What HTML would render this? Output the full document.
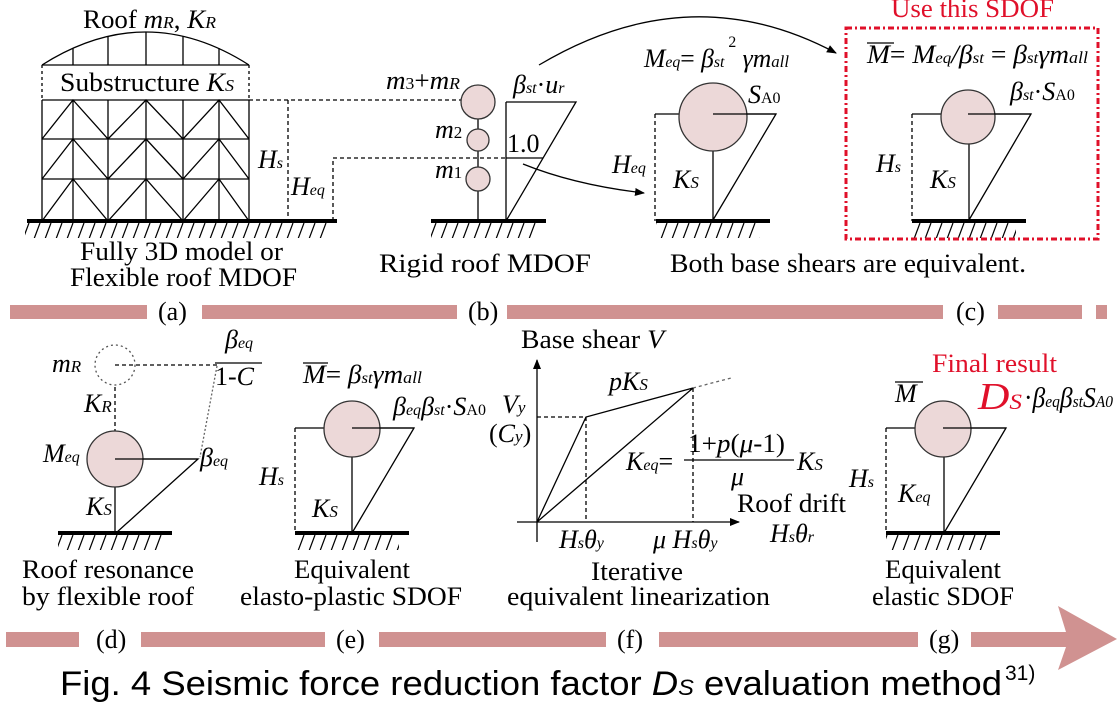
<!DOCTYPE html>
<html><head><meta charset="utf-8"><style>
html,body{margin:0;padding:0;background:#fff;}
svg{display:block;}
text{font-family:"Liberation Serif","Times New Roman",serif;fill:#000;}
.i{font-style:italic;}
</style></head><body>
<svg width="1119" height="709" viewBox="0 0 1119 709" xmlns="http://www.w3.org/2000/svg">
<defs>
<pattern id="h" x="0" y="223" width="11" height="16" patternUnits="userSpaceOnUse"><line x1="1" y1="16" x2="7" y2="0" stroke="#000" stroke-width="1.2"/></pattern>
<pattern id="h2" x="0" y="535" width="11" height="16" patternUnits="userSpaceOnUse"><line x1="1" y1="16" x2="7" y2="0" stroke="#000" stroke-width="1.2"/></pattern>
<marker id="ar" markerWidth="10" markerHeight="8" refX="9" refY="4" orient="auto" markerUnits="userSpaceOnUse"><path d="M0,0 L10,4 L0,8 Z" fill="#000"/></marker>
</defs>
<g stroke="#000" stroke-width="1.3" fill="none">
<path d="M42,65 Q146,-1 249,65"/>
<path d="M73,65V48 M108,65V36 M146,65V32 M183,65V36 M219,65V48"/>
<path d="M42,65H249" />
<path d="M42,65V100 M249,65V100" stroke-dasharray="3,3"/>
<path d="M42,100H249 M42,139H249 M42,179H249"/>
<path d="M42,100V221 M73,100V221 M108,100V221 M146,100V221 M183,100V221 M219,100V221 M249,100V221"/>
<path d="M42,139L73,100L108,139L146,100L183,139L219,100L249,139"/>
<path d="M42,179L73,139L108,179L146,139L183,179L219,139L249,179"/>
<path d="M42,221L73,179L108,221L146,179L183,221L219,179L249,221"/>
<path d="M249,100H461 M288,100V221 M333,221V158H506" stroke-dasharray="4,3"/>
<path d="M478,119V221"/>
<path d="M506,102V221 M506,102H576L506,221 M506,158H543"/>
<path d="M523,164 Q575,185 644,193" marker-end="url(#ar)"/>
<path d="M539,65 Q690,-25 836,53" marker-end="url(#ar)"/>
<path d="M655,114H776L713,220 M713,151V221"/>
<path d="M655,114V221" stroke-dasharray="4,3"/>
<path d="M912,114H1031L969,220 M969,144V221"/>
<path d="M912,114V221" stroke-dasharray="4,3"/>
<circle cx="115" cy="365" r="20" stroke="#555" stroke-dasharray="2,3"/>
<path d="M115,365H218 M115,387V432" stroke-dasharray="4,3"/>
<path d="M217,366L200,457" stroke="#666" stroke-dasharray="2,2"/>
<path d="M215,363H262"/>
<path d="M115,459H198L116,533 M115,487V533"/>
<path d="M295,428H414L352,533 M352,457V533"/>
<path d="M295,428V533" stroke-dasharray="4,3"/>
<path d="M537,542V360" marker-end="url(#ar)"/>
<path d="M517,522H739" marker-end="url(#ar)"/>
<path d="M537,522L586,417L693,388 M537,522L693,388"/>
<path d="M693,388L731,378" stroke="#666" stroke-dasharray="3,3"/>
<path d="M537,417H586 M586,417V522 M693,388V522" stroke-dasharray="4,3"/>
<path d="M684,460H794"/>
<path d="M886,428H1006L944,533 M944,457V533"/>
<path d="M886,428V533" stroke-dasharray="4,3"/>
<path d="M867,43H894 M303,363H328 M895,382H923"/>
</g>
<g fill="#ecd8d8" stroke="#333" stroke-width="1.3">
<circle cx="478" cy="102" r="17"/><circle cx="478" cy="140" r="11"/><circle cx="478" cy="179" r="12"/>
<circle cx="713" cy="117" r="34"/><circle cx="968" cy="117" r="27"/>
<circle cx="115" cy="459" r="28"/><circle cx="352" cy="429" r="28"/><circle cx="943" cy="429" r="28"/>
</g>
<g stroke="#000" stroke-width="1.3"><path d="M713,114H776 M968,114H1031 M115,459H198 M352,428H414 M943,428H1006"/></g>
<g fill="#000">
<rect x="27" y="219" width="310" height="4"/><rect x="431" y="219" width="115" height="4"/>
<rect x="656" y="219" width="114" height="4"/><rect x="912" y="219" width="114" height="4"/>
<rect x="58" y="531" width="114" height="4"/><rect x="295" y="531" width="114" height="4"/><rect x="886" y="531" width="114" height="4"/>
</g>
<g>
<rect x="25" y="223" width="305" height="15" fill="url(#h)"/><rect x="431" y="223" width="106" height="15" fill="url(#h)"/>
<rect x="656" y="223" width="104" height="15" fill="url(#h)"/><rect x="912" y="223" width="104" height="15" fill="url(#h)"/>
<rect x="58" y="535" width="104" height="15" fill="url(#h2)"/><rect x="295" y="535" width="104" height="15" fill="url(#h2)"/><rect x="886" y="535" width="104" height="15" fill="url(#h2)"/>
</g>
<rect x="846" y="28" width="252" height="211" fill="none" stroke="#e0102a" stroke-width="3" stroke-dasharray="6,3,2,3"/>
<g fill="#d09291">
<rect x="10" y="305" width="137" height="14"/><rect x="202" y="305" width="255" height="14"/><rect x="507" y="305" width="436" height="14"/><rect x="998" y="305" width="84" height="14"/><rect x="1096" y="305" width="11" height="14"/>
<rect x="6" y="632" width="73" height="15"/><rect x="141" y="632" width="184" height="15"/><rect x="379" y="632" width="227" height="15"/><rect x="659" y="632" width="259" height="15"/><rect x="971" y="632" width="96" height="15"/>
<polygon points="1058,606 1117,639 1058,670 1066,647 1066,632"/>
</g>
<g font-size="26">
<text x="83" y="28" textLength="133" lengthAdjust="spacingAndGlyphs">Roof <tspan class="i">m</tspan><tspan class="i" font-size="17">R</tspan>, <tspan class="i">K</tspan><tspan class="i" font-size="17">R</tspan></text>
<text x="60" y="91" textLength="174" lengthAdjust="spacingAndGlyphs">Substructure <tspan class="i">K</tspan><tspan class="i" font-size="17">S</tspan></text>
<text x="258" y="168" class="i">H<tspan font-size="16">s</tspan></text>
<text x="291" y="195" class="i">H<tspan font-size="16">eq</tspan></text>
<text x="80" y="260" textLength="203" lengthAdjust="spacingAndGlyphs">Fully 3D model or</text>
<text x="70" y="286" textLength="227" lengthAdjust="spacingAndGlyphs">Flexible roof MDOF</text>
<text x="386" y="89" class="i" textLength="74" lengthAdjust="spacingAndGlyphs">m<tspan font-size="17" font-style="normal">3</tspan><tspan font-style="normal">+</tspan>m<tspan font-size="17">R</tspan></text>
<text x="435" y="138" class="i">m<tspan font-size="17" font-style="normal">2</tspan></text>
<text x="435" y="178" class="i">m<tspan font-size="17" font-style="normal">1</tspan></text>
<text x="507" y="152">1.0</text>
<text x="513" y="93" class="i">β<tspan font-size="16">st</tspan><tspan font-style="normal">·</tspan>u<tspan font-size="16">r</tspan></text>
<text x="379" y="272" textLength="212" lengthAdjust="spacingAndGlyphs">Rigid roof MDOF</text>
<text x="644" y="67" class="i" textLength="145" lengthAdjust="spacingAndGlyphs">M<tspan font-size="16">eq</tspan><tspan font-style="normal">= </tspan>β<tspan font-size="16">st</tspan><tspan font-size="16" font-style="normal" dy="-20"> 2</tspan><tspan dy="20"> γm</tspan><tspan font-size="17">all</tspan></text>
<text x="748" y="103" class="i">S<tspan font-size="16" font-style="normal">A0</tspan></text>
<text x="612" y="173" class="i">H<tspan font-size="16">eq</tspan></text>
<text x="673" y="188" class="i">K<tspan font-size="17">S</tspan></text>
<text x="891" y="17" textLength="163" lengthAdjust="spacingAndGlyphs" style="fill:#e0102a">Use this SDOF</text>
<text x="867" y="63" class="i" textLength="221" lengthAdjust="spacingAndGlyphs">M<tspan font-style="normal">= </tspan>M<tspan font-size="16">eq</tspan>/β<tspan font-size="16">st</tspan><tspan font-style="normal"> = </tspan>β<tspan font-size="16">st</tspan>γm<tspan font-size="17">all</tspan></text>
<text x="1010" y="100" class="i">β<tspan font-size="16">st</tspan><tspan font-style="normal">·</tspan>S<tspan font-size="16" font-style="normal">A0</tspan></text>
<text x="876" y="172" class="i">H<tspan font-size="16">s</tspan></text>
<text x="930" y="188" class="i">K<tspan font-size="17">S</tspan></text>
<text x="670" y="272" textLength="356" lengthAdjust="spacingAndGlyphs">Both base shears are equivalent.</text>
<text x="158" y="320">(a)</text><text x="468" y="320">(b)</text><text x="956" y="320">(c)</text>
<text x="52" y="372" class="i">m<tspan font-size="17">R</tspan></text>
<text x="225" y="348" class="i">β<tspan font-size="16">eq</tspan></text>
<text x="215" y="385">1-<tspan class="i">C</tspan></text>
<text x="84" y="412" class="i">K<tspan font-size="17">R</tspan></text>
<text x="43" y="462" class="i">M<tspan font-size="16">eq</tspan></text>
<text x="200" y="466" class="i">β<tspan font-size="16">eq</tspan></text>
<text x="86" y="515" class="i">K<tspan font-size="17">S</tspan></text>
<text x="22" y="578" textLength="172" lengthAdjust="spacingAndGlyphs">Roof resonance</text>
<text x="22" y="605" textLength="172" lengthAdjust="spacingAndGlyphs">by flexible roof</text>
<text x="303" y="383" class="i" textLength="119" lengthAdjust="spacingAndGlyphs">M<tspan font-style="normal">= </tspan>β<tspan font-size="16">st</tspan>γm<tspan font-size="17">all</tspan></text>
<text x="393" y="415" class="i" textLength="93" lengthAdjust="spacingAndGlyphs">β<tspan font-size="16">eq</tspan>β<tspan font-size="16">st</tspan><tspan font-style="normal">·</tspan>S<tspan font-size="16" font-style="normal">A0</tspan></text>
<text x="259" y="485" class="i">H<tspan font-size="16">s</tspan></text>
<text x="312" y="517" class="i">K<tspan font-size="17">S</tspan></text>
<text x="294" y="578" textLength="116" lengthAdjust="spacingAndGlyphs">Equivalent</text>
<text x="240" y="605" textLength="222" lengthAdjust="spacingAndGlyphs">elasto-plastic SDOF</text>
<text x="521" y="348" textLength="143" lengthAdjust="spacingAndGlyphs">Base shear <tspan class="i">V</tspan></text>
<text x="502" y="413" class="i">V<tspan font-size="17">y</tspan></text>
<text x="489" y="442">(<tspan class="i">C</tspan><tspan class="i" font-size="17">y</tspan>)</text>
<text x="609" y="390" class="i">pK<tspan font-size="17">S</tspan></text>
<text x="626" y="470" class="i">K<tspan font-size="16">eq</tspan><tspan font-style="normal">=</tspan></text>
<text x="688" y="452" textLength="97" lengthAdjust="spacingAndGlyphs">1+<tspan class="i">p</tspan>(<tspan class="i">μ</tspan>-1)</text>
<text x="731" y="485" class="i">μ</text>
<text x="797" y="470" class="i">K<tspan font-size="17">S</tspan></text>
<text x="737" y="512" textLength="109" lengthAdjust="spacingAndGlyphs">Roof drift</text>
<text x="770" y="542" class="i">H<tspan font-size="16">s</tspan>θ<tspan font-size="16">r</tspan></text>
<text x="559" y="548" class="i">H<tspan font-size="16">s</tspan>θ<tspan font-size="16">y</tspan></text>
<text x="653" y="548" class="i">μ H<tspan font-size="16">s</tspan>θ<tspan font-size="16">y</tspan></text>
<text x="591" y="580" textLength="92" lengthAdjust="spacingAndGlyphs">Iterative</text>
<text x="507" y="605" textLength="263" lengthAdjust="spacingAndGlyphs">equivalent linearization</text>
<text x="932" y="372" textLength="125" lengthAdjust="spacingAndGlyphs" style="fill:#e0102a">Final result</text>
<text x="895" y="402" class="i">M</text>
<text x="978" y="409" class="i" font-size="38" textLength="44" lengthAdjust="spacingAndGlyphs" style="fill:#e0102a">D<tspan font-size="22">S</tspan></text>
<text x="1024" y="407" class="i" font-size="28" textLength="89" lengthAdjust="spacingAndGlyphs"><tspan font-style="normal">·</tspan>β<tspan font-size="17">eq</tspan>β<tspan font-size="17">st</tspan>S<tspan font-size="17">A0</tspan></text>
<text x="849" y="487" class="i">H<tspan font-size="16">s</tspan></text>
<text x="898" y="502" class="i">K<tspan font-size="16">eq</tspan></text>
<text x="885" y="578" textLength="116" lengthAdjust="spacingAndGlyphs">Equivalent</text>
<text x="872" y="605" textLength="142" lengthAdjust="spacingAndGlyphs">elastic SDOF</text>
<text x="96" y="648">(d)</text><text x="336" y="648">(e)</text><text x="617" y="648">(f)</text><text x="929" y="648">(g)</text>
</g>
<text x="60" y="695" font-size="34" textLength="942" lengthAdjust="spacingAndGlyphs" style="font-family:'Liberation Sans',sans-serif">Fig. 4 Seismic force reduction factor <tspan font-style="italic">D</tspan><tspan font-style="italic" font-size="22">S</tspan> evaluation method</text>
<text x="1005" y="680" font-size="21" style="font-family:'Liberation Sans',sans-serif">31)</text>
</svg>
</body></html>
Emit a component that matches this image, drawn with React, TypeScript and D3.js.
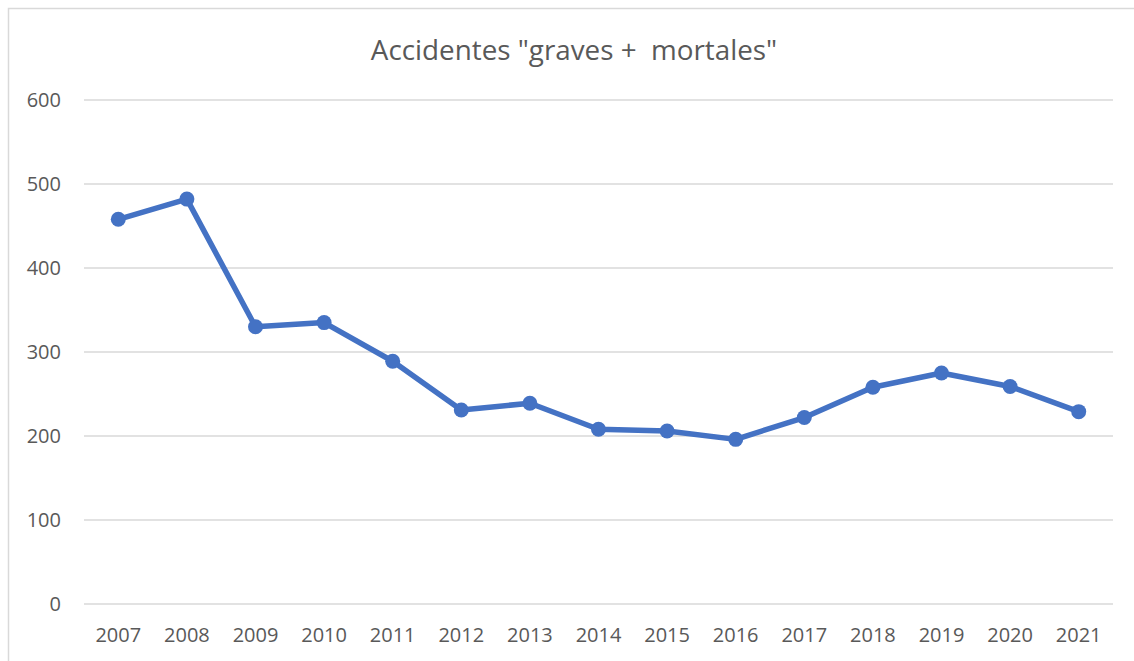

● **Exercise instructions**
In the data above, tally the lines holding "this" and answer with the figure only.

● **Complete output**
3